Warburg Pincus entities sold 19,102,952 Sotera Health shares at $15.168 each in an underwritten secondary offering, totaling about $289.8 million, and now hold no SHC stock. The article also notes Sotera’s Q1 2026 EPS of $0.18 vs. $0.17 consensus and revenue of $280.05 million vs. $270.78 million, though shares still traded lower. Wolfe Research cut its price target to $19 from $20 while keeping an Outperform rating.

Analysis

The near-term overhang is not operational, it is float/positioning. A complete exit by a large financial sponsor tends to create a multi-week supply overhang even when fundamentals are fine, because the market has to absorb a clean block of institutional stock with no offsetting corporate buyback or strategic takeout bid. That matters more here because the company is still in the phase where incremental good news is being discounted as “already known,” while any new seller is forcing marginal buyers to demand a wider concession.
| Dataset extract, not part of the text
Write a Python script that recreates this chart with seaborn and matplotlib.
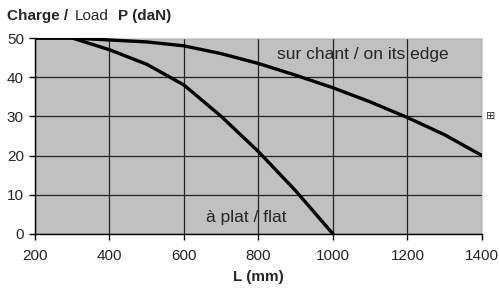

The second-order effect is on how the stock trades versus quality healthcare peers: SHC can screen as a stable, cash-generative service asset, but sponsor distribution often compresses the multiple for 1-2 quarters as long-only funds wait for post-placement stabilization and cleaner ownership. If sterilization volumes are holding up, the fundamental downside is probably limited; the bigger risk is that the market re-rates the name lower simply because supply is being digested, not because earnings deteriorate. That creates a mismatch between business quality and tape behavior that can persist until the secondary clears and short interest normalizes. Consensus may be underestimating how quickly this can reverse once the supply overhang is absorbed. A few consecutive prints showing execution plus a lack of follow-on selling would let the name reprice back toward the analyst target range, especially if the market starts viewing the exit as a cap table cleanup rather than an informed negative signal. The key catalyst window is days to weeks for technical stabilization, with the valuation reset playing out over 1-3 months.